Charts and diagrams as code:
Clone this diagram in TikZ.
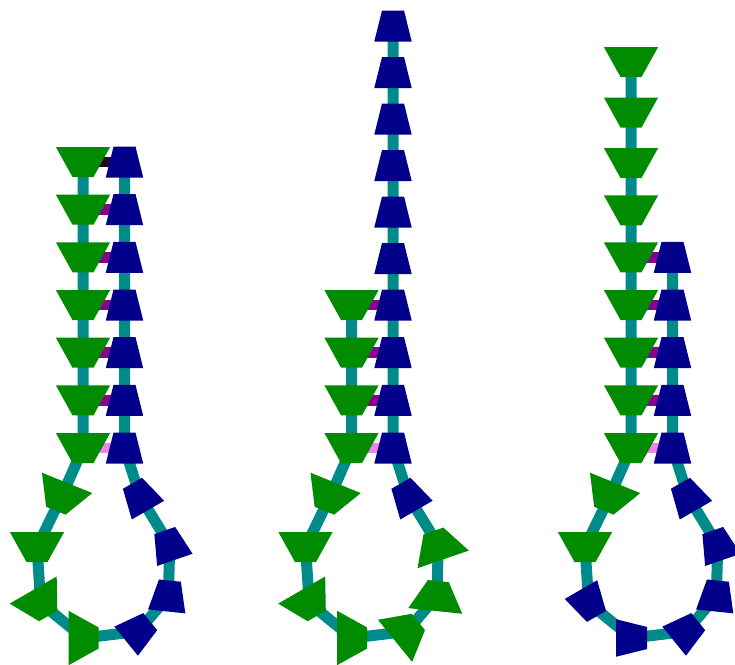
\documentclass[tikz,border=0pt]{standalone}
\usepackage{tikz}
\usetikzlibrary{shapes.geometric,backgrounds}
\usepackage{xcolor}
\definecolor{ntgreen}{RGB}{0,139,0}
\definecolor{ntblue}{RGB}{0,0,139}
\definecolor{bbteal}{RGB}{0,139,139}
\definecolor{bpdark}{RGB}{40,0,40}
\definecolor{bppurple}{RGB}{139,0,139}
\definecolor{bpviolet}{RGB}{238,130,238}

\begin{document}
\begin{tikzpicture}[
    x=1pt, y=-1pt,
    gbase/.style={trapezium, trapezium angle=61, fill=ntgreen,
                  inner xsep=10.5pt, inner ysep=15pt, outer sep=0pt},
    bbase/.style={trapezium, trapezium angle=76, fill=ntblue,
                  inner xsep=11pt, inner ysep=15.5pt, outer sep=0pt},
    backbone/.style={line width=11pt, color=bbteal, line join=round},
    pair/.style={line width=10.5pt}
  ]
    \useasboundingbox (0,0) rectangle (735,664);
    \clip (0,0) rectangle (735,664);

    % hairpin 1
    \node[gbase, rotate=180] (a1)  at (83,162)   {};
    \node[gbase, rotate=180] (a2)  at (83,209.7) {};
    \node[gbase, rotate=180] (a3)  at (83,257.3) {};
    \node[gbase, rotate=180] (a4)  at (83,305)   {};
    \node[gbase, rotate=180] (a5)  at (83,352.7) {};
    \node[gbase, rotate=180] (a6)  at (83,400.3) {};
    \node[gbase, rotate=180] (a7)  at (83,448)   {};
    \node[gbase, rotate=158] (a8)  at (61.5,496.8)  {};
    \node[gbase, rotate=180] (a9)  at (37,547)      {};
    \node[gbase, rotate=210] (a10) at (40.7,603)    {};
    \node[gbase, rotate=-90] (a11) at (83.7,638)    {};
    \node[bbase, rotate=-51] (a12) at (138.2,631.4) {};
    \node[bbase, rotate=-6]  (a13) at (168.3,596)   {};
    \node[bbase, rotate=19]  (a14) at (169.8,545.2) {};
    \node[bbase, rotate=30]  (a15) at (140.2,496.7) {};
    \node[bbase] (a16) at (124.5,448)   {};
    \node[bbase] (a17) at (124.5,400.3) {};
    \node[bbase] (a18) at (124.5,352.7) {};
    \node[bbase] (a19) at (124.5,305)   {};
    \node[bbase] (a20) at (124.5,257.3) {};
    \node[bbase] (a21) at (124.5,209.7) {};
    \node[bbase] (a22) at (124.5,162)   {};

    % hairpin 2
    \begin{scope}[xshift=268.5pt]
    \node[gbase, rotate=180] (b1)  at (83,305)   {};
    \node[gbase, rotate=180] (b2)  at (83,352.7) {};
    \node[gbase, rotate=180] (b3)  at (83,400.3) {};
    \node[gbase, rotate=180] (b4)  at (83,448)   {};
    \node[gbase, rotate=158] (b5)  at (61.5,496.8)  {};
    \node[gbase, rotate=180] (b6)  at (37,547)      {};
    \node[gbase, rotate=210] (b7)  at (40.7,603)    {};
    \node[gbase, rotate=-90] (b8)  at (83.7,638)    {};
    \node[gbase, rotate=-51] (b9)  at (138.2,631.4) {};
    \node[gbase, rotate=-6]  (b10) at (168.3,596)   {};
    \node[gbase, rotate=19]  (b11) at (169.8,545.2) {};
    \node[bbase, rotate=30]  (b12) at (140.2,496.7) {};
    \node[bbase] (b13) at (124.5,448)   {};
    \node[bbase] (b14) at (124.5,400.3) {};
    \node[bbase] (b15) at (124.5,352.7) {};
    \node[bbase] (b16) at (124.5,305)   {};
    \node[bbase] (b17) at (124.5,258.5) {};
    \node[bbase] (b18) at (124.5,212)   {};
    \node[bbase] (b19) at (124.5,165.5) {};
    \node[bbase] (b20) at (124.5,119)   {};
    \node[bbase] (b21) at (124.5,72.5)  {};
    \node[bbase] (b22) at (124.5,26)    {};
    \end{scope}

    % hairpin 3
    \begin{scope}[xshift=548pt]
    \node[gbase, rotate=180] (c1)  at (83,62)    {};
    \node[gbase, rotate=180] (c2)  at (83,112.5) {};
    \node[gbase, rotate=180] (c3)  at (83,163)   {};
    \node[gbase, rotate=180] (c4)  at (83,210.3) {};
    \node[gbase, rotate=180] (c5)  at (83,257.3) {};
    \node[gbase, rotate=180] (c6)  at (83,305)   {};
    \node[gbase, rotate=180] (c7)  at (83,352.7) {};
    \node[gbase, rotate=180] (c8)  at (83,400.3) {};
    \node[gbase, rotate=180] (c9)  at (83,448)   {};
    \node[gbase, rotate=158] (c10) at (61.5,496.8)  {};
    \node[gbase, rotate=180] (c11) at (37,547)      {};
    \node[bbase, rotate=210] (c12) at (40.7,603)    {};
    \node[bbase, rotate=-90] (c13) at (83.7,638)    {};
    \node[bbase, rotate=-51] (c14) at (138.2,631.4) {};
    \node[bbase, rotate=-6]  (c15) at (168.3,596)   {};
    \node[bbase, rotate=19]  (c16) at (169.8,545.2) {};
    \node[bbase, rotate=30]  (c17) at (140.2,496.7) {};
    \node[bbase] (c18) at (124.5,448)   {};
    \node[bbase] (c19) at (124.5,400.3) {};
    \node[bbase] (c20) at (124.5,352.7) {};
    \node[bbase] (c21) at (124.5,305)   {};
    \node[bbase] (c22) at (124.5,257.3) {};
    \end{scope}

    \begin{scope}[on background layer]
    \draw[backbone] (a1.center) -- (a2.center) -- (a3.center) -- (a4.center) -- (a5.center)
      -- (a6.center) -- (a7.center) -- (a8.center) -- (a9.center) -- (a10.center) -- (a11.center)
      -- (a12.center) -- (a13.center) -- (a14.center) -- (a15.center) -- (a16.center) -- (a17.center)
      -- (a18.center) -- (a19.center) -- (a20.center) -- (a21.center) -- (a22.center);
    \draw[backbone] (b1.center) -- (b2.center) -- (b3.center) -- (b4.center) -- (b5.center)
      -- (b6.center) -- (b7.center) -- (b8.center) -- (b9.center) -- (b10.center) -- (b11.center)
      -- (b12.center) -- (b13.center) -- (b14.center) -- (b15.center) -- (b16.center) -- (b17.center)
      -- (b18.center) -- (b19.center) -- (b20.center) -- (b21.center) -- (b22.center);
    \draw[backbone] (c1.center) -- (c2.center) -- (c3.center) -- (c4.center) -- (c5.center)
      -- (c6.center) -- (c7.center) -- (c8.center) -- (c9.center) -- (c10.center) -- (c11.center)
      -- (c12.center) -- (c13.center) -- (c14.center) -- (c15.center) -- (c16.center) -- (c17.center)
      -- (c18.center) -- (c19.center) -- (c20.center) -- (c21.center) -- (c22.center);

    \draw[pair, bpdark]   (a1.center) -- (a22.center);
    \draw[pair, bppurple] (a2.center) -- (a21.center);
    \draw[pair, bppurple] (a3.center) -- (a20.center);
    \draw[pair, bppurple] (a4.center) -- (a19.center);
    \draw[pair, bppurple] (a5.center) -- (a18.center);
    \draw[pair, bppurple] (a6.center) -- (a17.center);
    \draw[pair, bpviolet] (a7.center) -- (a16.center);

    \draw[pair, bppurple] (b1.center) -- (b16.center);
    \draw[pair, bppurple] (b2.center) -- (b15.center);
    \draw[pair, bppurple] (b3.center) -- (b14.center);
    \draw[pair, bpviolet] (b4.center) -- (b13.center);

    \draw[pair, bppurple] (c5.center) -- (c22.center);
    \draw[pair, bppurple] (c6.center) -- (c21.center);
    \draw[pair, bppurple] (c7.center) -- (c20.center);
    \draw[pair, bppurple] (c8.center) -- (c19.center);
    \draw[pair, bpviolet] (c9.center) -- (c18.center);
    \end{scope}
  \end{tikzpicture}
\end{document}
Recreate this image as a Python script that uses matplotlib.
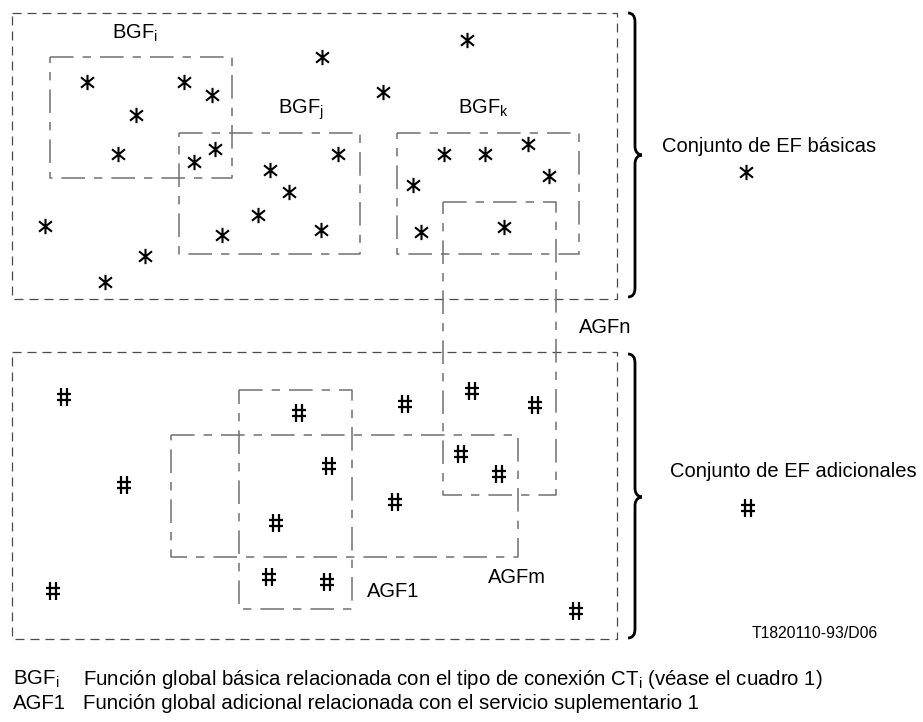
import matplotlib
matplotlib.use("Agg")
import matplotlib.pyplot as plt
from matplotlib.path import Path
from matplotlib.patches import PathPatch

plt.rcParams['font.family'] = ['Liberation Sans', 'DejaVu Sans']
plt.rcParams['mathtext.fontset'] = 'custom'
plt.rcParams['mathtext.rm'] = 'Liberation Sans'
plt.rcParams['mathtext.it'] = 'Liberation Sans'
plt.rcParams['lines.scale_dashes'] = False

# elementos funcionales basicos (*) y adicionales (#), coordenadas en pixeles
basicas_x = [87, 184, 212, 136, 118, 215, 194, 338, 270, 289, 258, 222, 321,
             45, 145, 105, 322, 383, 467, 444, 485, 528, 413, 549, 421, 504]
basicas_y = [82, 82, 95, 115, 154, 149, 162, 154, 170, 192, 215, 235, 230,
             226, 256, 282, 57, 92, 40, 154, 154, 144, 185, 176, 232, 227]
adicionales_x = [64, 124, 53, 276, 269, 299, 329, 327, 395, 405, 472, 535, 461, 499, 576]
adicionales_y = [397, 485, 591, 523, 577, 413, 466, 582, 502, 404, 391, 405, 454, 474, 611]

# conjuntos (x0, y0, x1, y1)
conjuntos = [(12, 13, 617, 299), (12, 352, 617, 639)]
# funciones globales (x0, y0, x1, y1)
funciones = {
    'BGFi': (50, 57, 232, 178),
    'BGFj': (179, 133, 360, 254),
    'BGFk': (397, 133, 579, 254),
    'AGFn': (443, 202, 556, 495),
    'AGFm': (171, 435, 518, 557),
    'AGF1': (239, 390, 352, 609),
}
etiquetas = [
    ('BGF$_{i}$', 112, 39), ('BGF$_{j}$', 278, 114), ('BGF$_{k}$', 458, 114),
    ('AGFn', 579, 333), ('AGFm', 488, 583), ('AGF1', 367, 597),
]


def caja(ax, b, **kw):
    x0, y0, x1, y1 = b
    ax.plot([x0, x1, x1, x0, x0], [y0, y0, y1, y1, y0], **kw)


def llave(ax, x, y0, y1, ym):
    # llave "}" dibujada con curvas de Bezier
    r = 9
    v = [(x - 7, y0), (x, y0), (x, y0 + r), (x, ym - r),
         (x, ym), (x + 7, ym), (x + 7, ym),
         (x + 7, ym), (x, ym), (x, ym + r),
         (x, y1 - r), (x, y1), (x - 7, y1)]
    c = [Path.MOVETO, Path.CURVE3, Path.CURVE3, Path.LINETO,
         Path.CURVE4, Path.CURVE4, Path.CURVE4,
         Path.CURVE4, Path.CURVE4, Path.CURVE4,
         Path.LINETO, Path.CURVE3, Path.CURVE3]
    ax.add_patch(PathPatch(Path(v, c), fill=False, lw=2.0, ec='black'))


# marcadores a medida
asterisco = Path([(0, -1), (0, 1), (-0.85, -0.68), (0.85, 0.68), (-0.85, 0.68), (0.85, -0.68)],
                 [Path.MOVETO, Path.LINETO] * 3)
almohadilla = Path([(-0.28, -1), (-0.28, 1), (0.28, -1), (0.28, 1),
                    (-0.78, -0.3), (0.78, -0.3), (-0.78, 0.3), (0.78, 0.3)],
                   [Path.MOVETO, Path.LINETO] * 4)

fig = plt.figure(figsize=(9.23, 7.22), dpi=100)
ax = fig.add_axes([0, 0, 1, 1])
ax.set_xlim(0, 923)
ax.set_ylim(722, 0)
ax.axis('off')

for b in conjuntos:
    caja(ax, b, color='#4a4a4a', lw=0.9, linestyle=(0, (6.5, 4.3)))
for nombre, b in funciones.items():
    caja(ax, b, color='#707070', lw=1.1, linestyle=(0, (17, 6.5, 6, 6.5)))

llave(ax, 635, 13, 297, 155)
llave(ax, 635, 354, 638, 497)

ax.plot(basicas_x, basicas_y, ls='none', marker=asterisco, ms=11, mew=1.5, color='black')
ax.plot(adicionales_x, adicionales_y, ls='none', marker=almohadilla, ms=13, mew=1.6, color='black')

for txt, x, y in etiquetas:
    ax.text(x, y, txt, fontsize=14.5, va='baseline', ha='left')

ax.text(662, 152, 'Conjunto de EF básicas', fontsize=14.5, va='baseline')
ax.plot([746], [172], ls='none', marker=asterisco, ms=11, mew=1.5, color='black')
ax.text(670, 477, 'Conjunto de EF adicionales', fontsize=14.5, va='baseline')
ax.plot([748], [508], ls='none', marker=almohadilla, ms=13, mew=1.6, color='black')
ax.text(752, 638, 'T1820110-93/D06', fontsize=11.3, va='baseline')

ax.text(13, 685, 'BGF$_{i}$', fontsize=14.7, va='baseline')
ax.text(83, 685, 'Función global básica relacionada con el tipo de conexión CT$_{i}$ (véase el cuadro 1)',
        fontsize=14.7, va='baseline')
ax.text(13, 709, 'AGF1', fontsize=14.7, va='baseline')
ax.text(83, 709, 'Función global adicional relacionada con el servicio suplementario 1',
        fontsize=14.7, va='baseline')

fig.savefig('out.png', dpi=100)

Exercise aim: What's needed is an exact copy of the records above from the line containing "Recreate this image" down to the line containing "454, 474, 611]", both included, without any pictures.

The result:
Recreate this image as a Python script that uses matplotlib.
import matplotlib
matplotlib.use("Agg")
import matplotlib.pyplot as plt
from matplotlib.path import Path
from matplotlib.patches import PathPatch

plt.rcParams['font.family'] = ['Liberation Sans', 'DejaVu Sans']
plt.rcParams['mathtext.fontset'] = 'custom'
plt.rcParams['mathtext.rm'] = 'Liberation Sans'
plt.rcParams['mathtext.it'] = 'Liberation Sans'
plt.rcParams['lines.scale_dashes'] = False

# elementos funcionales basicos (*) y adicionales (#), coordenadas en pixeles
basicas_x = [87, 184, 212, 136, 118, 215, 194, 338, 270, 289, 258, 222, 321,
             45, 145, 105, 322, 383, 467, 444, 485, 528, 413, 549, 421, 504]
basicas_y = [82, 82, 95, 115, 154, 149, 162, 154, 170, 192, 215, 235, 230,
             226, 256, 282, 57, 92, 40, 154, 154, 144, 185, 176, 232, 227]
adicionales_x = [64, 124, 53, 276, 269, 299, 329, 327, 395, 405, 472, 535, 461, 499, 576]
adicionales_y = [397, 485, 591, 523, 577, 413, 466, 582, 502, 404, 391, 405, 454, 474, 611]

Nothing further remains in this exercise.